• _What is expected_: Gather each line of the records where "Write" appears.

***** Record list *****

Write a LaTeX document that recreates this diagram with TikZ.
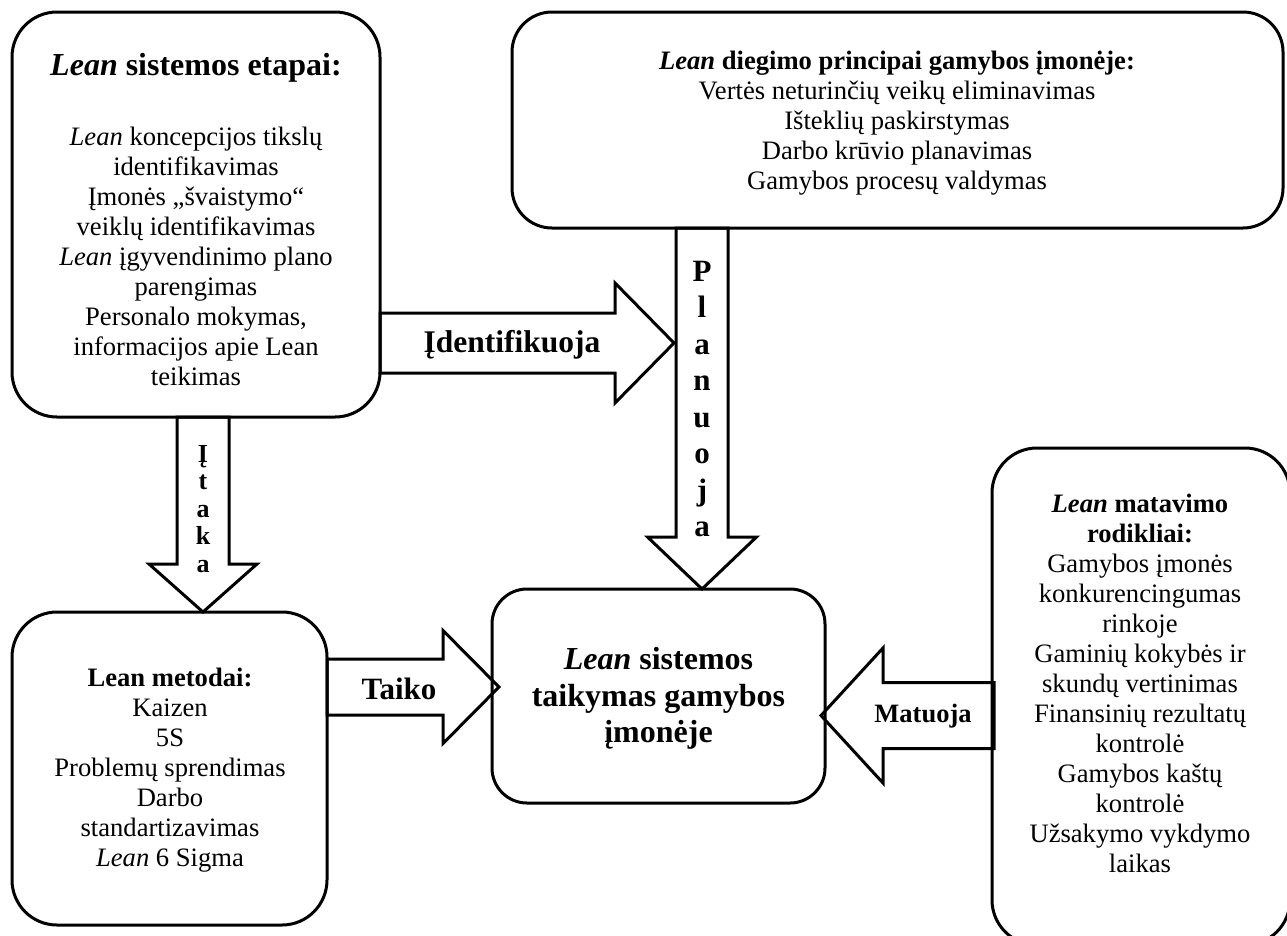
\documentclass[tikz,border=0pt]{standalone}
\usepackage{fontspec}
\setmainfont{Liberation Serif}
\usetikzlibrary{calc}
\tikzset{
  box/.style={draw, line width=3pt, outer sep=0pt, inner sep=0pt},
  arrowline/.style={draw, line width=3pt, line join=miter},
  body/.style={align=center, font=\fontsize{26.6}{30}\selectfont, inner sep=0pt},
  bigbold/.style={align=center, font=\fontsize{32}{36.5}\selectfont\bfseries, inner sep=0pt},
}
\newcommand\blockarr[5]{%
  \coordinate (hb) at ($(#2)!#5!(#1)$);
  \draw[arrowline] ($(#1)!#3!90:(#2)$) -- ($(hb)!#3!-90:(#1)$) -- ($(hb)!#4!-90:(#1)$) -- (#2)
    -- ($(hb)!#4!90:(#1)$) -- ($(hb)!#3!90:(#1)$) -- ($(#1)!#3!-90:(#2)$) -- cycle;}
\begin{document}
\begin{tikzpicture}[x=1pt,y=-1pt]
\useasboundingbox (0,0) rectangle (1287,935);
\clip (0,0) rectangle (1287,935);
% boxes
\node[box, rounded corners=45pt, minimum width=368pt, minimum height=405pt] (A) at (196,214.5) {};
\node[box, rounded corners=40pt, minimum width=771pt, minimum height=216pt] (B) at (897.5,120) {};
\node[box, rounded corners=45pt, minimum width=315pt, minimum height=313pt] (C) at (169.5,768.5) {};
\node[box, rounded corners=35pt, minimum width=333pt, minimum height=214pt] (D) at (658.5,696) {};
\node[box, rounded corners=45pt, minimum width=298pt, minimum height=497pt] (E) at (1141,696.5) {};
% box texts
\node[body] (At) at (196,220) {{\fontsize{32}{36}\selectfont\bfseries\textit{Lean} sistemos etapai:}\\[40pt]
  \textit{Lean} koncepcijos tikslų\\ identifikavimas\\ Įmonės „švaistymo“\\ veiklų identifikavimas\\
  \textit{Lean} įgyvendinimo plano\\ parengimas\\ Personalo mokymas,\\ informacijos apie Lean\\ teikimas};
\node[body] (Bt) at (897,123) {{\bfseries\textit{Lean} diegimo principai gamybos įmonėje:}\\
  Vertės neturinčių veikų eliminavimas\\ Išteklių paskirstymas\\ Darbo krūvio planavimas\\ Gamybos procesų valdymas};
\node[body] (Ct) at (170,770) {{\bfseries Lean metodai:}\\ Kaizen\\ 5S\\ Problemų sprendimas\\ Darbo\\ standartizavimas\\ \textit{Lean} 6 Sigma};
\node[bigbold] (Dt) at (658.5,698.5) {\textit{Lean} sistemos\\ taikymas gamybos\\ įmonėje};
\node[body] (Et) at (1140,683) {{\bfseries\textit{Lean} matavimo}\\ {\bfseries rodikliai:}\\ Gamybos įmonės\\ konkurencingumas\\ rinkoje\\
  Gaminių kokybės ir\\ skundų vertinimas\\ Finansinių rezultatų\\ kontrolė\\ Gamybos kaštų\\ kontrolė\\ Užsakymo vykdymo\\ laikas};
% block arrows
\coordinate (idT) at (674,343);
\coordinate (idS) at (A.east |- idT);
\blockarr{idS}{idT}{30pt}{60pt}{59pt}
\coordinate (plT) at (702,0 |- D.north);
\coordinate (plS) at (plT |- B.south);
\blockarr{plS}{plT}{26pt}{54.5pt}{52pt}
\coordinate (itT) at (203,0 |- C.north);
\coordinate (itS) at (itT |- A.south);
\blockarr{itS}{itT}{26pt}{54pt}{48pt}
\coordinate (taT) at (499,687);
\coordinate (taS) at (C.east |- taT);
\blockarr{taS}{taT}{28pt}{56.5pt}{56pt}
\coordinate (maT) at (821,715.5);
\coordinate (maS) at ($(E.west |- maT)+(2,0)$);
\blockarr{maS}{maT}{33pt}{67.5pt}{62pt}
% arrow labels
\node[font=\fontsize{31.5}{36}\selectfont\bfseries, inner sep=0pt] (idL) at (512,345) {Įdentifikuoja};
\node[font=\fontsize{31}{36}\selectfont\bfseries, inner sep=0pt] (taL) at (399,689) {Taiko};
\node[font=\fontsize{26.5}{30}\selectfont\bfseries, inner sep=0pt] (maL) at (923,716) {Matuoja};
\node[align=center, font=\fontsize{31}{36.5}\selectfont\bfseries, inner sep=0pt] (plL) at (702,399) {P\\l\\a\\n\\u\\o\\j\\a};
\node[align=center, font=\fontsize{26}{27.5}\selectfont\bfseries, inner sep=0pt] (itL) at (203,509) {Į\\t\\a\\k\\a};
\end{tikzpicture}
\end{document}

*****
***** Record list *****

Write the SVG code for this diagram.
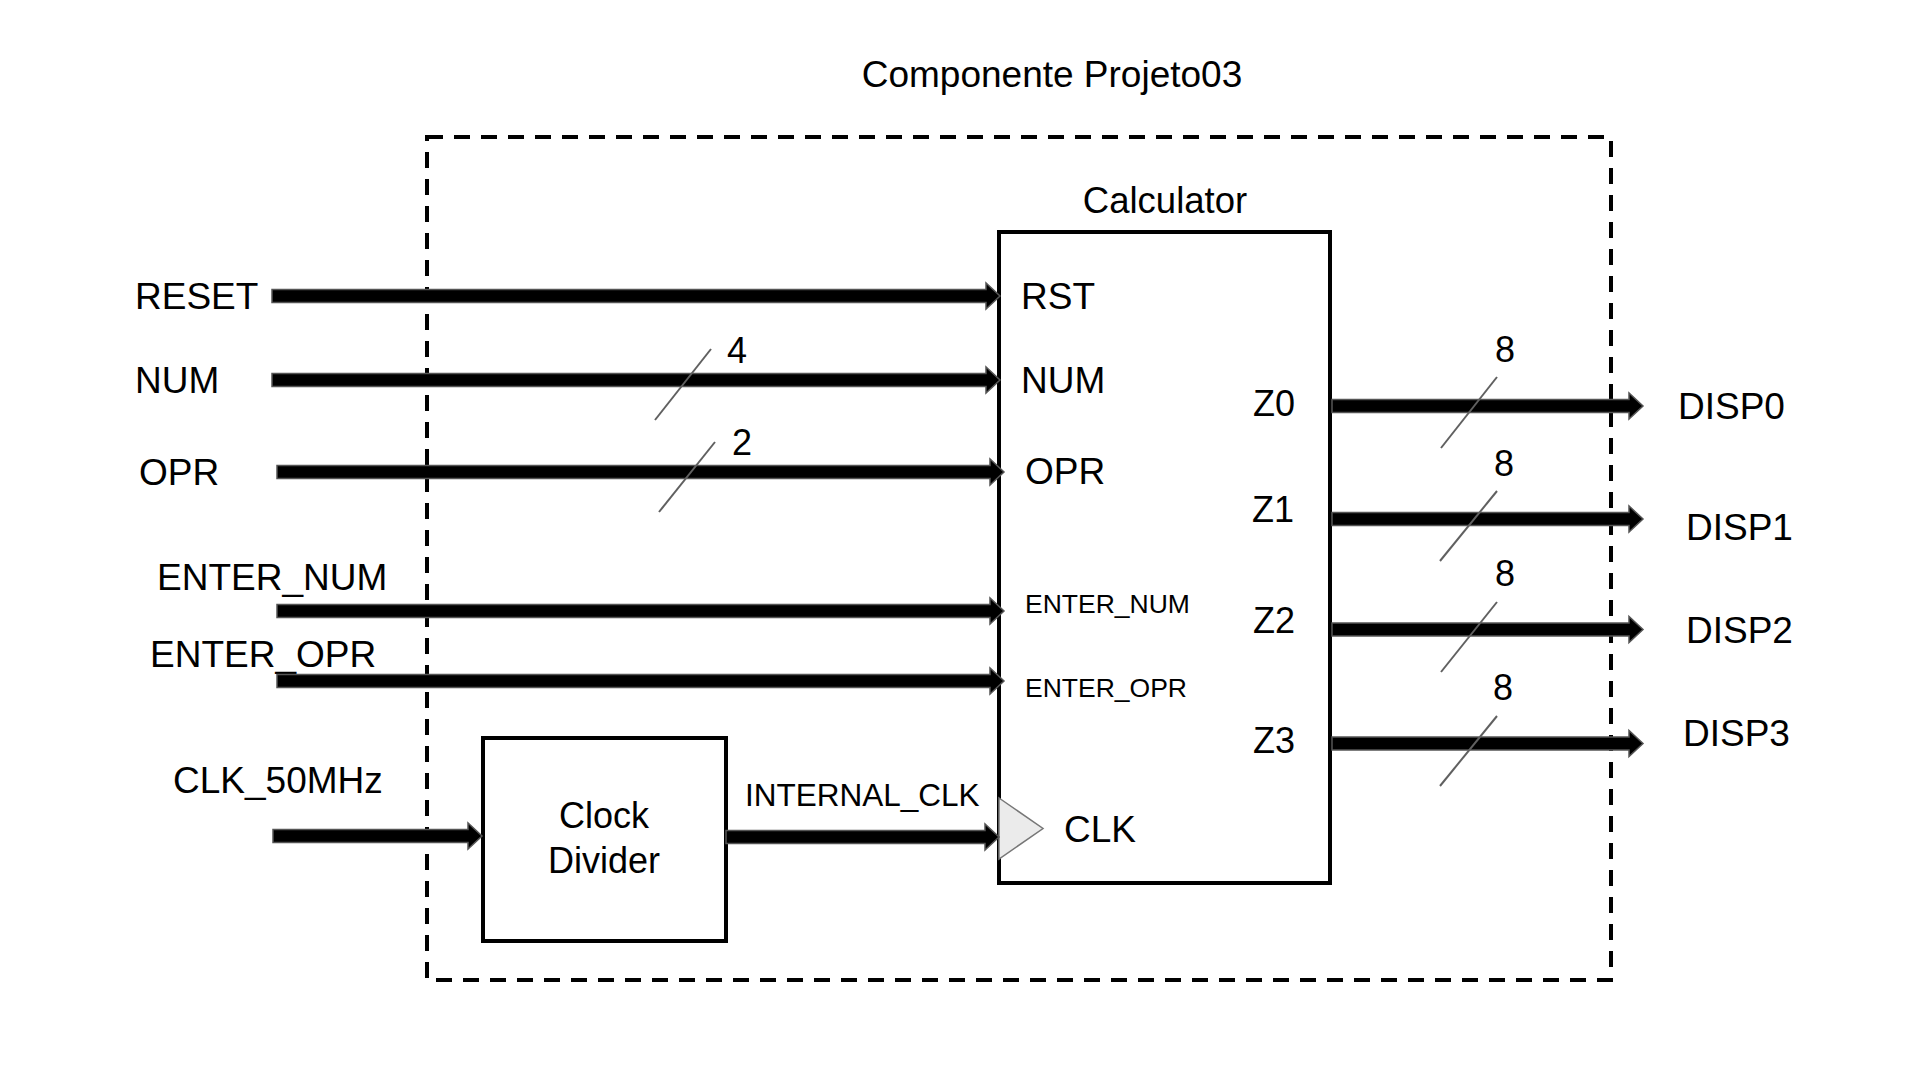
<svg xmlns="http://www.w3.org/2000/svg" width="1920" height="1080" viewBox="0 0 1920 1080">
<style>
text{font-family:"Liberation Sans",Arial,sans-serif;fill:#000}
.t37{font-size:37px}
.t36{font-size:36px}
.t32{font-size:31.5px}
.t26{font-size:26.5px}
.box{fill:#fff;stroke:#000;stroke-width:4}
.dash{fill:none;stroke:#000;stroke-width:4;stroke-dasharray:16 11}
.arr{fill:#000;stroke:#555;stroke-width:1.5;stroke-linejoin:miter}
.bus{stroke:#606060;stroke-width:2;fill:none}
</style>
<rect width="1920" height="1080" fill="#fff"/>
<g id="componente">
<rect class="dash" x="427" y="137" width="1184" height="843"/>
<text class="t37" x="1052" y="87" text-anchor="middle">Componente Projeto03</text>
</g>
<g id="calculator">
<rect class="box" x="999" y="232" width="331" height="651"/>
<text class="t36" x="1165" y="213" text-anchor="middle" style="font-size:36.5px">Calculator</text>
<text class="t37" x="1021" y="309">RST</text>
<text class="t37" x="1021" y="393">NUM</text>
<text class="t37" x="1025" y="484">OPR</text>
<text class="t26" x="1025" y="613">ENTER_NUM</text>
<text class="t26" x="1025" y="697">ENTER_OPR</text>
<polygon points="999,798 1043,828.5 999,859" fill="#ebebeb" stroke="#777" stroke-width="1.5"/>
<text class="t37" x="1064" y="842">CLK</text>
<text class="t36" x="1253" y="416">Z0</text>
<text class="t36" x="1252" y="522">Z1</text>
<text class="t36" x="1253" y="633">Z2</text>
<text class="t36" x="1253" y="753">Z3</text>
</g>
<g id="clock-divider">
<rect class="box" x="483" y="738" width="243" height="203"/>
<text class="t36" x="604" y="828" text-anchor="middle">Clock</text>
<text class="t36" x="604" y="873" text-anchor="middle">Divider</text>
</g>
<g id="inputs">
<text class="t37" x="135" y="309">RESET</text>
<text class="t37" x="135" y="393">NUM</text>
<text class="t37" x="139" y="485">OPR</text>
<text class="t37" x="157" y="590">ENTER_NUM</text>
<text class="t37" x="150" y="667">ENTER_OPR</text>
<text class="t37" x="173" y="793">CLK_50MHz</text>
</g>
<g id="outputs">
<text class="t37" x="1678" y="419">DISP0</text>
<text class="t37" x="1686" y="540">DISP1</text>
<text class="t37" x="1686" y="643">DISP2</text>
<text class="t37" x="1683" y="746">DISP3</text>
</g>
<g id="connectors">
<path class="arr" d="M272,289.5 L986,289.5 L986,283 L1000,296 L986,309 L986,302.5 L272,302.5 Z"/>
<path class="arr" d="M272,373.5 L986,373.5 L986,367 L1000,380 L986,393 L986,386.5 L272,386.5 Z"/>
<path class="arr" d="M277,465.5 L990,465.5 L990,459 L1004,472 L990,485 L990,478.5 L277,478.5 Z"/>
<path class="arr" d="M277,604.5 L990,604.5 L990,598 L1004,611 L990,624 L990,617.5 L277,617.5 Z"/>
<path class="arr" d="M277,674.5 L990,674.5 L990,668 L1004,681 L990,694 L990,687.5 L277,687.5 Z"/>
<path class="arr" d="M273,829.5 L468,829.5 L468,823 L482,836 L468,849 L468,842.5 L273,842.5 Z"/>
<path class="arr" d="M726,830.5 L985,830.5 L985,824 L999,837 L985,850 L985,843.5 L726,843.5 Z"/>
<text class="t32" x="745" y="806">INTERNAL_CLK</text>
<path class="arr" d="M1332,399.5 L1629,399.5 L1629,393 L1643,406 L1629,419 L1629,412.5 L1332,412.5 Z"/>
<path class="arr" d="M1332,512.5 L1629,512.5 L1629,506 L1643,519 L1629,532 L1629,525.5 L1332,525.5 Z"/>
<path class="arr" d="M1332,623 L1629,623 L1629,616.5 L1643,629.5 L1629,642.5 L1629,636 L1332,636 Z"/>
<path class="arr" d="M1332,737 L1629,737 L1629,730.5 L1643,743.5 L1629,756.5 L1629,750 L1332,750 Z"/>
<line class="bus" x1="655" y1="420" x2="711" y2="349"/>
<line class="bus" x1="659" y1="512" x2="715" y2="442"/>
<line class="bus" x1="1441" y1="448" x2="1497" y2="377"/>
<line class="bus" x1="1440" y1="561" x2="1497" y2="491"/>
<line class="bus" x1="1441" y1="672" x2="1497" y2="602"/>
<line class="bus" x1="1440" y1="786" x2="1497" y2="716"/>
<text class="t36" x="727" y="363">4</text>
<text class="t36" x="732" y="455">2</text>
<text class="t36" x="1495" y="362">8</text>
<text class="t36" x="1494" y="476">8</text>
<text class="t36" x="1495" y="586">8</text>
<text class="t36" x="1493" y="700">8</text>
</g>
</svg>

*****

• _Output below_:
Write a LaTeX document that recreates this diagram with TikZ.
Write the SVG code for this diagram.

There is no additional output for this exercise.